One of the most important influences in Mendelssohn’s career wasn’t his contemporaries but J.S. Bach – Mendelssohn was important in the revival of interest in Bach, sparked most probably by his great-aunt, Sarah Levy. Levy (1791-1854) was a talented keyboard player and the favorite pupil of W.F. Bach, J.S. Bach’s eldest son. She also knew C.P.E. Bach, the second son of J.S.; she performed the harpsichord part at the premiere of his Concerto for Fortepiano and Harpsichord, and may have even commissioned the piece. What we see in Mendelssohn is the same kind of tonal clarity and certainly a much higher accomplishment in counterpoint in his writing.
Starting from his first string quartet in E flat major (unnumbered) we see the final movement is a fugue, but it’s a light playful thing, not the often lugubrious fugue we see in composers who are obedient to the letter, but don’t have the creative touch of the teenage composer.
Mendelssohn: String Quartet in E-Flat Major, MWV R18: IV. Fuga (Talich Quartet)
His first numbers quartet, String Quartet No. 1 in E flat major, was written at age 20. In even the opening movement, we sense a new maturity, and even after the slow Adagio opening, the Allegro maintains an interesting degree of solemnity
Mendelssohn: String Quartet No. 1 in E-Flat Major, MWV R25: I. Adagio non troppo – Allegro non tardante (Talich Quartet)
Now, just to complicate things, the numbered String Quartet No. 2 in A minor, was actually written 2 years before the numbered String Quartet No. 1. It is one of the best known of the quartets, with a strong influence of Beethoven. The story is that Mendelssohn started composing this work when he heard of the death of Beethoven and used a compositional technique that Beethoven had also used in his Op. 135 quartet. Just as Beethoven based his quartet on the question “Muss es sein?” (Must it be?), Mendelssohn took the text “Ist es wahr?” (Is it true) as his motto. Mendelssohn had written a song for baritone and piano on this poem by J.G. Droyson earlier in the year and now took a three-note motif from the song and used it in every movement. You’ll hear it as the first 3 notes of the first movement and then in every other movement. By this simple gesture, Mendelssohn created a tight world within the string quartet that might even be reminiscent of Haydn’s works, but because this is Mendelssohn, places it securely in a romantic context.
Mendelssohn: String Quartet No. 2 in A Minor, Op. 13, MWV R22: I. Adagio (Talich Quartet)
Mendelssohn’s next three string quartets form a group known as Op. 44, written in 1838, all of which were dedicated to the Crown Prince of Sweden. We can look at these as reflecting his development in chamber music writing a decade after his first attempt, but again, we have to look at them reverse order – Op. 44, No. 1 was the last to be written! This quartets are where we see Mendelssohn emerge from the overriding influence of Beethoven and achieve his own voice in the genre. Listen in particular to the Scherzo movement of Op. 44, No. 2.

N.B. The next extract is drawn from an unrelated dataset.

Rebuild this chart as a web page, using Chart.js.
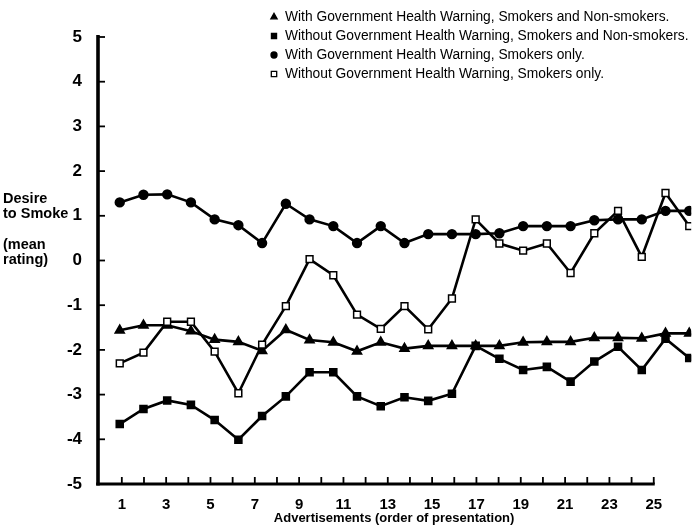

Mendelssohn: String Quartet No. 4 in E Minor, Op. 44. No. 2, MWV R30: II. Scherzo: Allegro di molto. (Talich Quartet)
Mendelssohn’s last string quartet, written two months before his death, and received its first public performance a year after his death, with Joseph Joachim playing violin I. It is in this final string quartet that we have the culmination of what came before: dramatic openings, command of the timbre of the quartet, and a musical command that made the string quartet almost a new genre through this work. Written as a ‘Requiem for Fanny’ after his older sister’s sudden death in May 1847, the quartet is determinedly dark, relieved only by the major key of the third movement.
Mendelssohn: String Quartet No. 6 in F Minor, Op. 80, MWV R30: I. Allegro vivace assai (Talich Quartet)
Through this examination of Mendelssohn and the String Quartet, we’ve been looking as a recording by the Talich Quartet. The recording closes with the four orphan string quartet movements posthumously collected as Op. 81 by the publisher Julius Rietz. Two movements were originally intended for a quartet that was abandoned when Mendelssohn started work on Quartet No. 6 after news of his sister’s death.
Mendelssohn: Scherzo in A Minor, Op. 81, No. 2, MWV R35 (Talich Quartet)
When you listen to this last Scherzo, the lightness of Mendelssohn’s spirit comes to the fore and it also harks back to the dancing quality of his youthful music for A Midsummer’s Night Dream. The Talich Quartet’s 2001 / 2003 recording does justice to the string quartets of Mendelssohn, although I don’t find the String Quartet No. 2 as compelling as it might be, wanting for a more definitive bite on the music than I find here. Through this recording, you can discover the unfolding talent of Mendelssohn, down to the last abandoned movements left unfinished at his death.